* [Exercise objective] Each entry below must be repeated exactly, with pictures left out.

* [The records]

---+---

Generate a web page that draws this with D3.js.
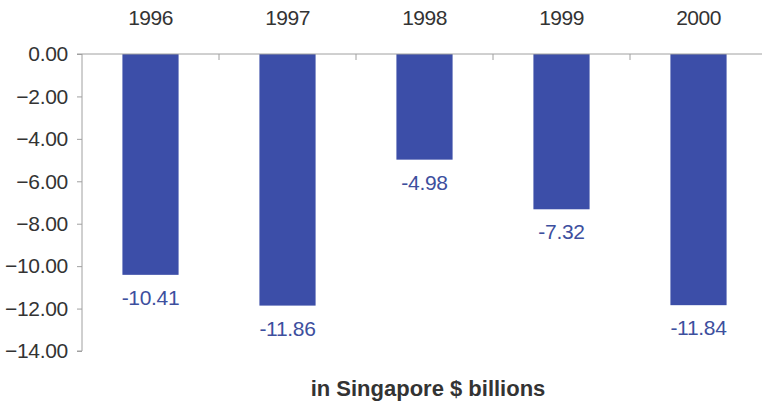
<!DOCTYPE html>
<html>
<head>
<meta charset="utf-8">
<script src="https://cdn.jsdelivr.net/npm/d3@7"></script>
<style>
  html, body { margin: 0; padding: 0; background: #fff; }
  svg { display: block; font-family: "Liberation Sans", Arial, sans-serif; }
</style>
</head>
<body>
<svg id="chart" width="762" height="406"></svg>
<script>
// Annual balance, in Singapore $ billions
const years = ["1996", "1997", "1998", "1999", "2000"];
const values = [-10.41, -11.86, -4.98, -7.32, -11.84];
const yTicks = [0, -2, -4, -6, -8, -10, -12, -14];
const caption = "in Singapore $ billions";

const svg = d3.select("#chart");
const plotLeft = 82, plotRight = 767, plotTop = 54, plotBottom = 351;

const x = d3.scaleBand().domain(years).range([plotLeft, plotRight]).paddingInner(0.59).paddingOuter(0.295);
const xb = d3.scaleBand().domain(years).range([plotLeft, plotRight]);
const y = d3.scaleLinear().domain([0, -14]).range([plotTop, plotBottom]);

const axisColor = "#a0a0a0";

// bars
svg.append("g").selectAll("rect").data(values).join("rect")
  .attr("x", (d, i) => x(years[i]))
  .attr("y", y(0))
  .attr("width", x.bandwidth())
  .attr("height", d => y(d) - y(0))
  .attr("fill", "#3c4ea8");

// y axis
const yAxis = d3.axisLeft(y).tickValues(yTicks).tickFormat(d3.format(".2f")).tickSize(5).tickPadding(9);
const gy = svg.append("g").attr("transform", `translate(${plotLeft},0)`).call(yAxis);
gy.select(".domain").attr("stroke", axisColor).attr("d", `M-5,${plotTop}H0V${plotBottom}H-5`);
gy.selectAll(".tick line").attr("stroke", axisColor);
gy.selectAll(".tick text").attr("fill", "#333").style("font-size", "21px").style("letter-spacing", "-0.3px");

// x axis at zero, category labels above
const gx = svg.append("g").attr("transform", `translate(0,${y(0)})`);
gx.append("line").attr("x1", plotLeft).attr("x2", plotRight).attr("stroke", axisColor);
gx.selectAll("line.tk").data(years.slice(1)).join("line").attr("class", "tk")
  .attr("x1", d => xb(d)).attr("x2", d => xb(d)).attr("y1", 0).attr("y2", 6)
  .attr("stroke", axisColor);
gx.selectAll("text").data(years).join("text")
  .attr("x", d => xb(d) + xb.bandwidth() / 2)
  .attr("y", -29)
  .attr("text-anchor", "middle")
  .attr("fill", "#333")
  .style("font-size", "21px")
  .style("letter-spacing", "-0.5px")
  .text(d => d);

// value labels below bars
svg.append("g").selectAll("text").data(values).join("text")
  .attr("x", (d, i) => x(years[i]) + x.bandwidth() / 2)
  .attr("y", d => y(d) + 30)
  .attr("text-anchor", "middle")
  .attr("fill", "#3d4f9e")
  .style("font-size", "21px")
  .style("letter-spacing", "-0.3px")
  .text(d => d.toFixed(2));

// caption
svg.append("text")
  .attr("x", 428).attr("y", 396)
  .attr("text-anchor", "middle")
  .attr("fill", "#333")
  .style("font-size", "22px")
  .style("font-weight", "bold")
  .text(caption);
</script>
</body>
</html>
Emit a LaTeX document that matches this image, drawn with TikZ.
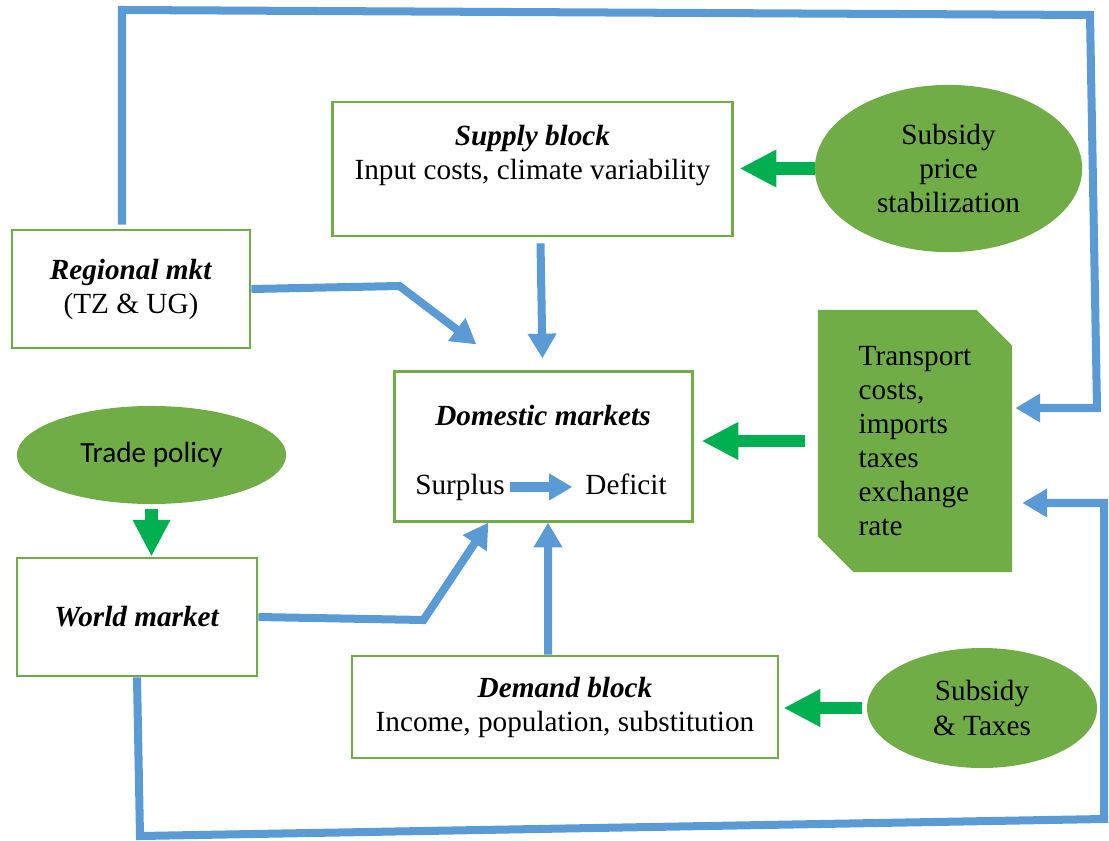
\documentclass[tikz,border=0pt]{standalone}
\usepackage{fontspec}
\setmainfont{Liberation Serif}
\newfontfamily\calibri{Carlito}
\usetikzlibrary{arrows.meta,positioning,calc,shapes.geometric,shapes.misc}
\definecolor{boxgreen}{RGB}{112,173,71}
\definecolor{arrowgreen}{RGB}{0,176,80}
\definecolor{linkblue}{RGB}{91,155,213}

\begin{document}
\begin{tikzpicture}[x=0.025cm,y=-0.025cm,
  every node/.style={font=\fontsize{20.8}{24.2}\selectfont,align=center},
  blk/.style={draw=boxgreen,line width=2pt,fill=white},
  pol/.style={ellipse,fill=boxgreen,inner sep=0pt},
  gflow/.style={draw=arrowgreen,line width=9pt,-{Triangle[length=0.92cm,width=0.88cm]}},
  bflow/.style={draw=linkblue,line width=5.7pt,-{Triangle[length=0.62cm,width=0.68cm]}}]
\useasboundingbox (0,0) rectangle (1109,840);
% blocks
\node[blk,minimum width=9.98cm,minimum height=3.35cm] (supply) at (532.5,169) {\textbf{\textit{Supply block}}\\Input costs, climate variability\\\mbox{}};
\node[pol,minimum width=6.68cm,minimum height=4.18cm] (stab) at (948.5,168.5) {Subsidy\\price\\stabilization};
\node[blk,minimum width=5.95cm,minimum height=2.95cm] (regional) at (131,289) {\textbf{\textit{Regional mkt}}\\(TZ \& UG)};
\node[blk,minimum width=7.43cm,minimum height=3.73cm] (domestic) at (543.5,446.5) {};
\node (domtitle) at (543,415) {\textbf{\textit{Domestic markets}}};
\node[anchor=base] (surplus) at (460,494) {Surplus};
\node[anchor=base] (deficit) at (626,494) {Deficit};
\node[chamfered rectangle,chamfered rectangle corners={north east,south west},chamfered rectangle xsep=0.78cm,fill=boxgreen,minimum width=4.85cm,minimum height=6.55cm,align=left] (transport) at (915,441) {Transport\\costs,\\imports\\taxes\\exchange\\rate};
\node[pol,minimum width=6.73cm,minimum height=2.45cm,font=\calibri\fontsize{20.8}{24.2}\selectfont] (trade) at (151.5,455) {Trade policy};
\node[blk,minimum width=6cm,minimum height=2.95cm] (world) at (137,617) {\textbf{\textit{World market}}};
\node[blk,minimum width=10.65cm,minimum height=2.55cm] (demand) at (565,707) {\textbf{\textit{Demand block}}\\Income, population, substitution};
\node[pol,minimum width=5.75cm,minimum height=3cm] (taxes) at (982,708) {Subsidy\\\& Taxes};
% policy arrows
\draw[gflow,shorten >=0.15cm] (stab.west) -- (stab.west -| supply.east);
\draw[gflow,shorten <=0.33cm,shorten >=0.2cm] (transport.west) -- (transport.west -| domestic.east);
\draw[gflow,shorten <=0.12cm] (trade.south) -- (trade.south |- world.north);
\draw[gflow,shorten <=0.12cm,shorten >=0.1cm] (taxes.west) -- (taxes.west -| demand.east);
% market links
\draw[bflow,line width=7pt,-{Triangle[length=0.58cm,width=0.63cm]},shorten >=0.2cm] (surplus.east) -- (surplus.east -| deficit.west);
\draw[bflow] (regional.east) -- ++(148,-3) -- ($(domestic.north west)+(83,-26)$);
\draw[bflow] ($(supply.south)+(8,6)$) -- ($(domestic.north)+(-1,-12)$);
\draw[bflow] (world.east) -- ++(165,3) -- ($(domestic.south west)+(95,0)$);
\draw[bflow] ($(demand.north)+(-17,0)$) -- ($(domestic.south)+(4.5,0)$);
% feedback loops
\coordinate (tl) at (122,10);
\coordinate (tr) at (1090,15);
\coordinate (rt) at (1097,408);
\draw[bflow] ($(regional.north)+(-9,-4)$) -- (tl) -- (tr) -- (rt) -- ($(transport.east)+(3,-33)$);
\coordinate (bl) at (140,836);
\coordinate (br) at (1104,819);
\coordinate (rb) at (1104,503);
\draw[bflow] (world.south) -- (bl) -- (br) -- (rb) -- ($(transport.east)+(10,62)$);
\end{tikzpicture}
\end{document}
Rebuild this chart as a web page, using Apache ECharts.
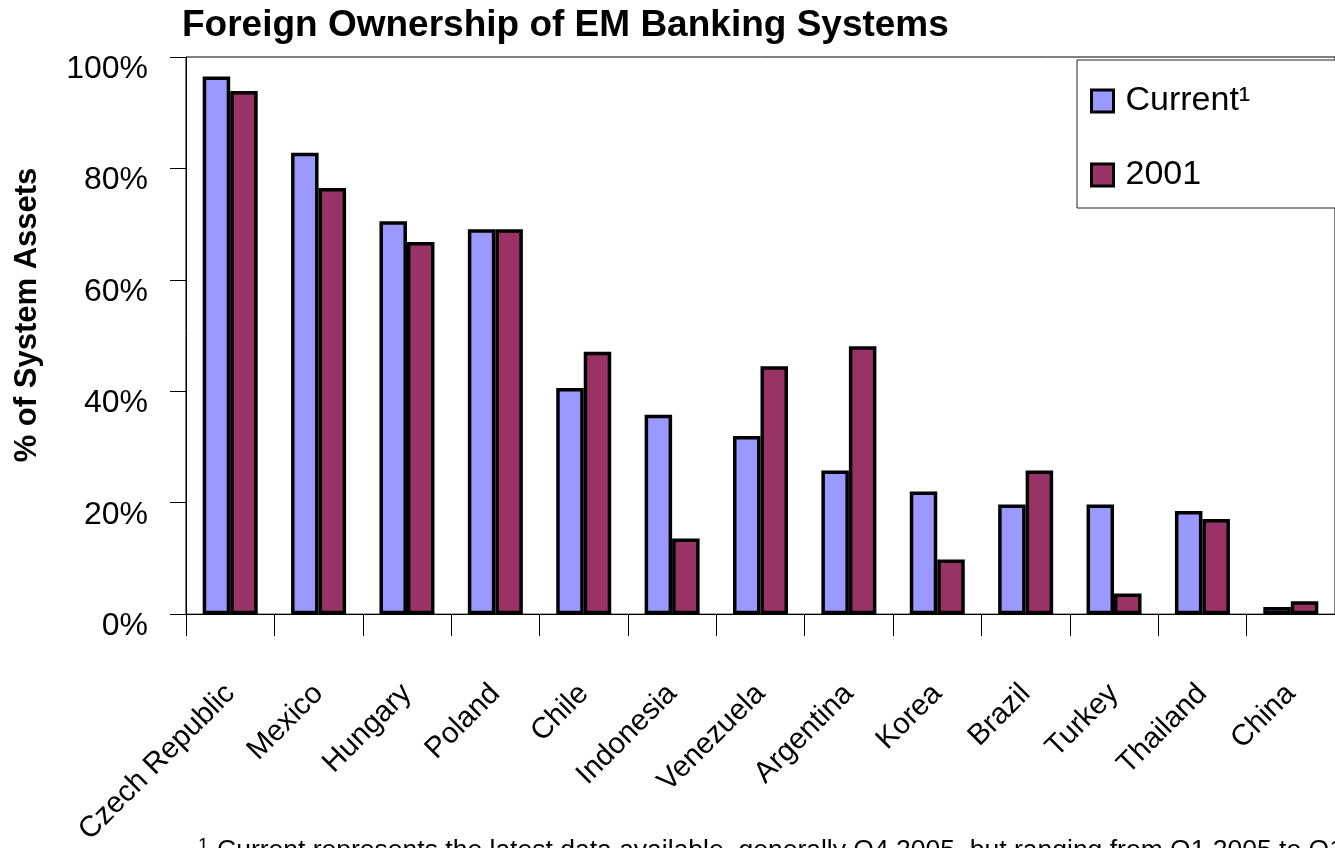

---+---

* [Response]
Generate a web page that draws this with D3.js.
<!DOCTYPE html>
<html>
<head>
<meta charset="utf-8">
<script src="https://cdn.jsdelivr.net/npm/d3@7"></script>
<style>
  html, body { margin: 0; padding: 0; background: #fff; }
  svg { display: block; font-family: "Liberation Sans", Arial, sans-serif; }
</style>
</head>
<body>
<svg id="chart" width="762" height="406"></svg>
<script>
// Annual balance, in Singapore $ billions
const years = ["1996", "1997", "1998", "1999", "2000"];
const values = [-10.41, -11.86, -4.98, -7.32, -11.84];
const yTicks = [0, -2, -4, -6, -8, -10, -12, -14];
const caption = "in Singapore $ billions";

const svg = d3.select("#chart");
const plotLeft = 82, plotRight = 767, plotTop = 54, plotBottom = 351;

const x = d3.scaleBand().domain(years).range([plotLeft, plotRight]).paddingInner(0.59).paddingOuter(0.295);
const xb = d3.scaleBand().domain(years).range([plotLeft, plotRight]);
const y = d3.scaleLinear().domain([0, -14]).range([plotTop, plotBottom]);

const axisColor = "#a0a0a0";

// bars
svg.append("g").selectAll("rect").data(values).join("rect")
  .attr("x", (d, i) => x(years[i]))
  .attr("y", y(0))
  .attr("width", x.bandwidth())
  .attr("height", d => y(d) - y(0))
  .attr("fill", "#3c4ea8");

// y axis
const yAxis = d3.axisLeft(y).tickValues(yTicks).tickFormat(d3.format(".2f")).tickSize(5).tickPadding(9);
const gy = svg.append("g").attr("transform", `translate(${plotLeft},0)`).call(yAxis);
gy.select(".domain").attr("stroke", axisColor).attr("d", `M-5,${plotTop}H0V${plotBottom}H-5`);
gy.selectAll(".tick line").attr("stroke", axisColor);
gy.selectAll(".tick text").attr("fill", "#333").style("font-size", "21px").style("letter-spacing", "-0.3px");

// x axis at zero, category labels above
const gx = svg.append("g").attr("transform", `translate(0,${y(0)})`);
gx.append("line").attr("x1", plotLeft).attr("x2", plotRight).attr("stroke", axisColor);
gx.selectAll("line.tk").data(years.slice(1)).join("line").attr("class", "tk")
  .attr("x1", d => xb(d)).attr("x2", d => xb(d)).attr("y1", 0).attr("y2", 6)
  .attr("stroke", axisColor);
gx.selectAll("text").data(years).join("text")
  .attr("x", d => xb(d) + xb.bandwidth() / 2)
  .attr("y", -29)
  .attr("text-anchor", "middle")
  .attr("fill", "#333")
  .style("font-size", "21px")
  .style("letter-spacing", "-0.5px")
  .text(d => d);

// value labels below bars
svg.append("g").selectAll("text").data(values).join("text")
  .attr("x", (d, i) => x(years[i]) + x.bandwidth() / 2)
  .attr("y", d => y(d) + 30)
  .attr("text-anchor", "middle")
  .attr("fill", "#3d4f9e")
  .style("font-size", "21px")
  .style("letter-spacing", "-0.3px")
  .text(d => d.toFixed(2));

// caption
svg.append("text")
  .attr("x", 428).attr("y", 396)
  .attr("text-anchor", "middle")
  .attr("fill", "#333")
  .style("font-size", "22px")
  .style("font-weight", "bold")
  .text(caption);
</script>
</body>
</html>
Emit a LaTeX document that matches this image, drawn with TikZ.
\documentclass[tikz,border=0pt]{standalone}
\usepackage{fontspec}
\setmainfont{Liberation Serif}
\newfontfamily\calibri{Carlito}
\usetikzlibrary{arrows.meta,positioning,calc,shapes.geometric,shapes.misc}
\definecolor{boxgreen}{RGB}{112,173,71}
\definecolor{arrowgreen}{RGB}{0,176,80}
\definecolor{linkblue}{RGB}{91,155,213}

\begin{document}
\begin{tikzpicture}[x=0.025cm,y=-0.025cm,
  every node/.style={font=\fontsize{20.8}{24.2}\selectfont,align=center},
  blk/.style={draw=boxgreen,line width=2pt,fill=white},
  pol/.style={ellipse,fill=boxgreen,inner sep=0pt},
  gflow/.style={draw=arrowgreen,line width=9pt,-{Triangle[length=0.92cm,width=0.88cm]}},
  bflow/.style={draw=linkblue,line width=5.7pt,-{Triangle[length=0.62cm,width=0.68cm]}}]
\useasboundingbox (0,0) rectangle (1109,840);
% blocks
\node[blk,minimum width=9.98cm,minimum height=3.35cm] (supply) at (532.5,169) {\textbf{\textit{Supply block}}\\Input costs, climate variability\\\mbox{}};
\node[pol,minimum width=6.68cm,minimum height=4.18cm] (stab) at (948.5,168.5) {Subsidy\\price\\stabilization};
\node[blk,minimum width=5.95cm,minimum height=2.95cm] (regional) at (131,289) {\textbf{\textit{Regional mkt}}\\(TZ \& UG)};
\node[blk,minimum width=7.43cm,minimum height=3.73cm] (domestic) at (543.5,446.5) {};
\node (domtitle) at (543,415) {\textbf{\textit{Domestic markets}}};
\node[anchor=base] (surplus) at (460,494) {Surplus};
\node[anchor=base] (deficit) at (626,494) {Deficit};
\node[chamfered rectangle,chamfered rectangle corners={north east,south west},chamfered rectangle xsep=0.78cm,fill=boxgreen,minimum width=4.85cm,minimum height=6.55cm,align=left] (transport) at (915,441) {Transport\\costs,\\imports\\taxes\\exchange\\rate};
\node[pol,minimum width=6.73cm,minimum height=2.45cm,font=\calibri\fontsize{20.8}{24.2}\selectfont] (trade) at (151.5,455) {Trade policy};
\node[blk,minimum width=6cm,minimum height=2.95cm] (world) at (137,617) {\textbf{\textit{World market}}};
\node[blk,minimum width=10.65cm,minimum height=2.55cm] (demand) at (565,707) {\textbf{\textit{Demand block}}\\Income, population, substitution};
\node[pol,minimum width=5.75cm,minimum height=3cm] (taxes) at (982,708) {Subsidy\\\& Taxes};
% policy arrows
\draw[gflow,shorten >=0.15cm] (stab.west) -- (stab.west -| supply.east);
\draw[gflow,shorten <=0.33cm,shorten >=0.2cm] (transport.west) -- (transport.west -| domestic.east);
\draw[gflow,shorten <=0.12cm] (trade.south) -- (trade.south |- world.north);
\draw[gflow,shorten <=0.12cm,shorten >=0.1cm] (taxes.west) -- (taxes.west -| demand.east);
% market links
\draw[bflow,line width=7pt,-{Triangle[length=0.58cm,width=0.63cm]},shorten >=0.2cm] (surplus.east) -- (surplus.east -| deficit.west);
\draw[bflow] (regional.east) -- ++(148,-3) -- ($(domestic.north west)+(83,-26)$);
\draw[bflow] ($(supply.south)+(8,6)$) -- ($(domestic.north)+(-1,-12)$);
\draw[bflow] (world.east) -- ++(165,3) -- ($(domestic.south west)+(95,0)$);
\draw[bflow] ($(demand.north)+(-17,0)$) -- ($(domestic.south)+(4.5,0)$);
% feedback loops
\coordinate (tl) at (122,10);
\coordinate (tr) at (1090,15);
\coordinate (rt) at (1097,408);
\draw[bflow] ($(regional.north)+(-9,-4)$) -- (tl) -- (tr) -- (rt) -- ($(transport.east)+(3,-33)$);
\coordinate (bl) at (140,836);
\coordinate (br) at (1104,819);
\coordinate (rb) at (1104,503);
\draw[bflow] (world.south) -- (bl) -- (br) -- (rb) -- ($(transport.east)+(10,62)$);
\end{tikzpicture}
\end{document}
Rebuild this chart as a web page, using Apache ECharts.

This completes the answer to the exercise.